Todo dia é uma tragédia nova. Várias tragédias, todos os dias, estampando incessantemente os jornais, passando na TV. Todos os dias é uma complexidade, uma perplexidade nova, que eu tento superar (ou não), refletir (ou não) lendo. Lendo todos os dias, ao menos uma página. Este ano mal começou e já deu sinais de que não será nada fácil, por este e outros tantos motivos: eu leio.
Há várias razões que explicam por que leio: por prazer, pela “obrigação” do estudo, para me distrair ou para o tempo passar mais depressa naquelas longas e demoradas filas da vida. Mas, no fundo, é como o poema As sem razões do amor (in O corpo. Editora Companhia das Letras. 1985), do Carlos Drummond de Andrade (1902-1987): assim como o amor (descrito pelo poeta mineiro), minha vontade e sede de livros não se explica.
Sou de uma família em que ninguém, além de mim, gosta de ler. Minha mãe conta que, quando criança, eu pegava um livro, sentava no chão e narrava toda uma história como se estivesse lendo, mas eu não sabia ler ainda. Devia ter uns cinco ou seis anos de idade e mesmo sem saber ler, eu lia.
Em algum momento da vida, desejei também ser escritora, uma ideia que não abandonei de todo, pois quando adulta me formei em Jornalismo, o que me permite escrever profissionalmente. Não com a frequência e nem sempre sobre o que gostaria, mas eu escrevo.
Amei (e amo ainda) literariamente muitos escritores e escritoras que só na graduação soube que haviam sido também jornalistas. É o caso da Clarice Lispector, do próprio Carlos Drummond de Andrade e do Gabriel García Márquez. Meu primeiro contato com eles ocorreu por meio da literatura e só mais tarde tive acesso aos seus trabalhos jornalísticos, o que abriu para mim um outro leque de experiências de leitura.

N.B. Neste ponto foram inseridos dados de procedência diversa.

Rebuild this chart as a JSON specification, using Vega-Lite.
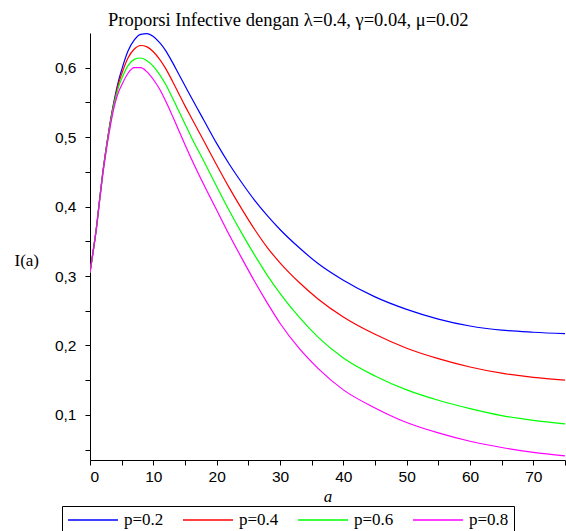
{
  "$schema": "https://vega.github.io/schema/vega-lite/v6.json",
  "width": 475,
  "height": 427,
  "autosize": {"type": "none"},
  "padding": {"left": 90, "top": 33, "right": 1, "bottom": 71},
  "background": "white",
  "title": {
    "text": "Proporsi Infective dengan λ=0.4, γ=0.04, μ=0.02",
    "anchor": "start",
    "frame": "group",
    "dx": 18,
    "dy": 16,
    "offset": 5,
    "baseline": "alphabetic",
    "font": "Liberation Serif",
    "fontSize": 18.5,
    "fontWeight": "normal",
    "color": "black"
  },
  "data": {
    "values": [
      {"a": 0, "p02": 0.305, "p04": 0.305, "p06": 0.305, "p08": 0.305},
      {"a": 0.5, "p02": 0.336, "p04": 0.336, "p06": 0.335, "p08": 0.335},
      {"a": 1, "p02": 0.369, "p04": 0.368, "p06": 0.368, "p08": 0.367},
      {"a": 1.5, "p02": 0.409, "p04": 0.408, "p06": 0.408, "p08": 0.407},
      {"a": 2, "p02": 0.448, "p04": 0.447, "p06": 0.446, "p08": 0.445},
      {"a": 2.5, "p02": 0.481, "p04": 0.48, "p06": 0.479, "p08": 0.477},
      {"a": 3, "p02": 0.511, "p04": 0.51, "p06": 0.508, "p08": 0.505},
      {"a": 3.5, "p02": 0.538, "p04": 0.536, "p06": 0.534, "p08": 0.53},
      {"a": 4, "p02": 0.561, "p04": 0.558, "p06": 0.555, "p08": 0.55},
      {"a": 4.5, "p02": 0.581, "p04": 0.577, "p06": 0.572, "p08": 0.565},
      {"a": 5, "p02": 0.597, "p04": 0.591, "p06": 0.584, "p08": 0.575},
      {"a": 6, "p02": 0.624, "p04": 0.614, "p06": 0.603, "p08": 0.592},
      {"a": 7, "p02": 0.640, "p04": 0.627, "p06": 0.612, "p08": 0.600},
      {"a": 8, "p02": 0.648, "p04": 0.632, "p06": 0.614, "p08": 0.600},
      {"a": 9, "p02": 0.649, "p04": 0.630, "p06": 0.610, "p08": 0.594},
      {"a": 10, "p02": 0.645, "p04": 0.623, "p06": 0.602, "p08": 0.583},
      {"a": 11, "p02": 0.636, "p04": 0.612, "p06": 0.590, "p08": 0.569},
      {"a": 12, "p02": 0.624, "p04": 0.598, "p06": 0.575, "p08": 0.551},
      {"a": 13, "p02": 0.608, "p04": 0.581, "p06": 0.557, "p08": 0.531},
      {"a": 14, "p02": 0.591, "p04": 0.563, "p06": 0.538, "p08": 0.510},
      {"a": 15, "p02": 0.574, "p04": 0.545, "p06": 0.519, "p08": 0.489},
      {"a": 16, "p02": 0.557, "p04": 0.528, "p06": 0.500, "p08": 0.469},
      {"a": 18, "p02": 0.524, "p04": 0.494, "p06": 0.465, "p08": 0.431},
      {"a": 20, "p02": 0.491, "p04": 0.460, "p06": 0.429, "p08": 0.395},
      {"a": 22, "p02": 0.461, "p04": 0.427, "p06": 0.394, "p08": 0.359},
      {"a": 24, "p02": 0.434, "p04": 0.396, "p06": 0.361, "p08": 0.325},
      {"a": 26, "p02": 0.409, "p04": 0.367, "p06": 0.330, "p08": 0.292},
      {"a": 28, "p02": 0.387, "p04": 0.341, "p06": 0.301, "p08": 0.261},
      {"a": 30, "p02": 0.367, "p04": 0.319, "p06": 0.275, "p08": 0.232},
      {"a": 33, "p02": 0.341, "p04": 0.291, "p06": 0.241, "p08": 0.196},
      {"a": 36, "p02": 0.318, "p04": 0.267, "p06": 0.212, "p08": 0.167},
      {"a": 40, "p02": 0.294, "p04": 0.241, "p06": 0.182, "p08": 0.136},
      {"a": 45, "p02": 0.270, "p04": 0.216, "p06": 0.156, "p08": 0.110},
      {"a": 50, "p02": 0.252, "p04": 0.196, "p06": 0.136, "p08": 0.089},
      {"a": 55, "p02": 0.238, "p04": 0.181, "p06": 0.121, "p08": 0.074},
      {"a": 60, "p02": 0.228, "p04": 0.169, "p06": 0.109, "p08": 0.062},
      {"a": 65, "p02": 0.222, "p04": 0.160, "p06": 0.099, "p08": 0.053},
      {"a": 70, "p02": 0.219, "p04": 0.154, "p06": 0.092, "p08": 0.046},
      {"a": 75, "p02": 0.217, "p04": 0.150, "p06": 0.087, "p08": 0.041}
    ]
  },
  "transform": [
    {"fold": ["p02", "p04", "p06", "p08"], "as": ["p", "I"]}
  ],
  "mark": {"type": "line", "strokeWidth": 1.2, "interpolate": "monotone", "clip": true},
  "encoding": {
    "x": {
      "field": "a",
      "type": "quantitative",
      "scale": {"domain": [0, 75], "nice": false, "zero": false},
      "axis": {
        "values": [0, 5, 10, 15, 20, 25, 30, 35, 40, 45, 50, 55, 60, 65, 70, 75],
        "labelExpr": "datum.value % 10 == 0 ? datum.label : ''",
        "format": "d",
        "labelPadding": 4,
        "title": "a",
        "titleFont": "Liberation Serif",
        "titleFontStyle": "italic",
        "titleFontSize": 17,
        "titleY": 36,
        "titleBaseline": "middle"
      }
    },
    "y": {
      "field": "I",
      "type": "quantitative",
      "scale": {"domain": [0.035, 0.65], "nice": false, "zero": false},
      "axis": {
        "values": [0.05, 0.1, 0.15, 0.2, 0.25, 0.3, 0.35, 0.4, 0.45, 0.5, 0.55, 0.6],
        "labelExpr": "abs(datum.value * 10 - round(datum.value * 10)) < 0.01 ? replace(format(datum.value, '.1f'), '.', ',') : ''",
        "labelPadding": 9,
        "title": "I(a)",
        "titleFont": "Liberation Serif",
        "titleFontSize": 17,
        "titleAngle": 0,
        "titleX": -76,
        "titleY": 227,
        "titleAlign": "left",
        "titleBaseline": "middle"
      }
    },
    "color": {
      "field": "p",
      "type": "nominal",
      "scale": {"domain": ["p02", "p04", "p06", "p08"], "range": ["#0000ff", "#ff0000", "#00ff00", "#ff00ff"]},
      "legend": {
        "title": null,
        "orient": "none",
        "direction": "horizontal",
        "legendX": -28,
        "legendY": 473,
        "labelExpr": "{'p02': 'p=0.2', 'p04': 'p=0.4', 'p06': 'p=0.6', 'p08': 'p=0.8'}[datum.label]",
        "symbolType": "stroke",
        "symbolSize": 2500,
        "symbolStrokeWidth": 1.5,
        "clipHeight": 18,
        "labelFont": "Liberation Serif",
        "labelFontSize": 17,
        "labelColor": "black",
        "labelOffset": 5,
        "columnPadding": 18,
        "padding": 5,
        "strokeColor": "black",
        "fillColor": "white"
      }
    }
  },
  "config": {
    "view": {"stroke": null},
    "axis": {
      "grid": false,
      "domainColor": "black",
      "domainWidth": 1,
      "tickColor": "black",
      "tickSize": 5,
      "labelFont": "Liberation Sans",
      "labelFontSize": 15.5,
      "labelColor": "black",
      "titleFont": "Liberation Serif",
      "titleFontWeight": "normal",
      "titleColor": "black"
    }
  }
}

Por falar em graduação e estudos, costumo ouvir dos meus amigos, que estão no ensino médio ou já são universitários, como a leitura prazerosa dos livros foi substituída pela leitura maçante das apostilas. No meu caso, sempre encontrei um jeitinho de encaixar literatura na vida estudantil. Durante o curso de Jornalismo, entre os textos acadêmicos chatíssimos, eu lia poemas, crônicas, livros literários aqui e ali e assim fui sobrevivendo, quase ilesa, aos quatro anos de graduação.
Drummond escreveu que: “Há vários motivos para não amar uma pessoa, e um só para amá-la; este prevalece” (in O Avesso das Coisas. Aforismos. Editora Record. 1990). Ele não explicou, no entanto, qual motivo seria esse. Creio, parafraseando o poeta, que há muitas razões para não lermos e uma só para que nos tornemos leitores: nossa tácita necessidade de expansão. Uma vida vivida não basta, queremos também uma vida inventada, ou melhor, várias.